Early childhood education
6:31 am
Fri May 31, 2013

Upjohn Institute Economist says state increase in early childhood education is "major step forward"

File photo
Credit The Associated Press
Interview with Tim Bartik

    

Michigan's education budget for the next fiscal year includes a major increase in funding for state-funded pre-school. 

Bridge Magazine reports that the increase in Michigan will be the largest in the nation for early childhood education. W.E. Upjohn Institute Economist Tim Bartik has extensively studied early childhood education. He has written a book on the positive economic benefits of quality preschool and continues to blog about the subject. Bartik also discussed the idea at a TED Conference at Miami University last September. 

Interview with Tim Bartik - air version

Bartik told WMUK's Gordon Evans that the increase in funding for the state's Great Start Readiness Program is a big advance for the state because it will increase the number of slots available in state funded programs. He says an increase in funding will also improve quality. Bartik says Michigan still lags behind other states in the percentage of children in pre-school programs. But he says that gap can only be closed over many years. 

On his blog Bartik recently wrote that Michigan is still falling short in per-student funding for its pre-school programs. He says local communities will have to subsidize their programs. Bartik says studies have shown Michigan's program is effective. He says that quality had been threatened in recent years because funding had not kept pace with inflation. 

Bartik is a member of KC Ready 4s. The group is trying to ensure access to high-quality pre-kindergarten education throughout Kalamazoo County. Bartik says the state increase won't have a direct effect on KC Ready 4s. But he says Kalamazoo County is better-positioned to use state funds.

The state Legislature's budget increase is targeted at lower-income children. Bartik says there could be some unintended consequences of those efforts. He says the best programs have a mix of children from different backgrounds. Bartik says there could also be some administrative issues in determining qualifications for various programs.

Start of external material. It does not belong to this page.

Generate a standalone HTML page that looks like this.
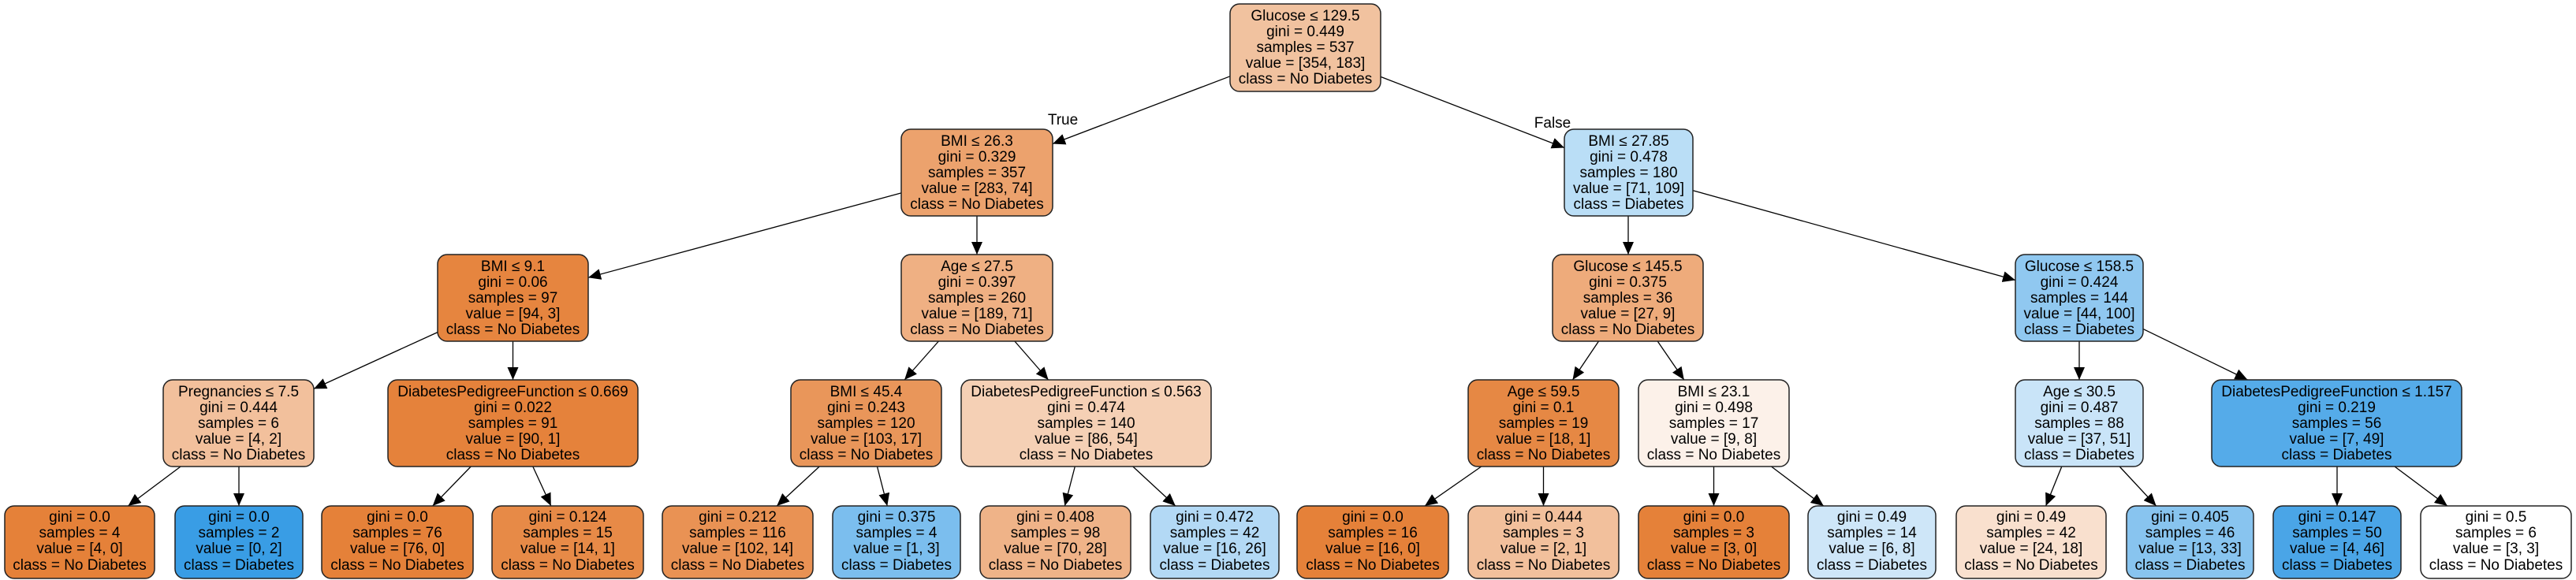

Bartik says early childhood education is an issue that business leaders now see as an important part of workforce development and other economic issues. There is also support from people of different ideologies. Bartik says it's not completely outside of partisan politics. But he says conservative states such as Oklahoma, Georgia and West Virginia have some of the largest percentages of children in state-funded pre-school programs.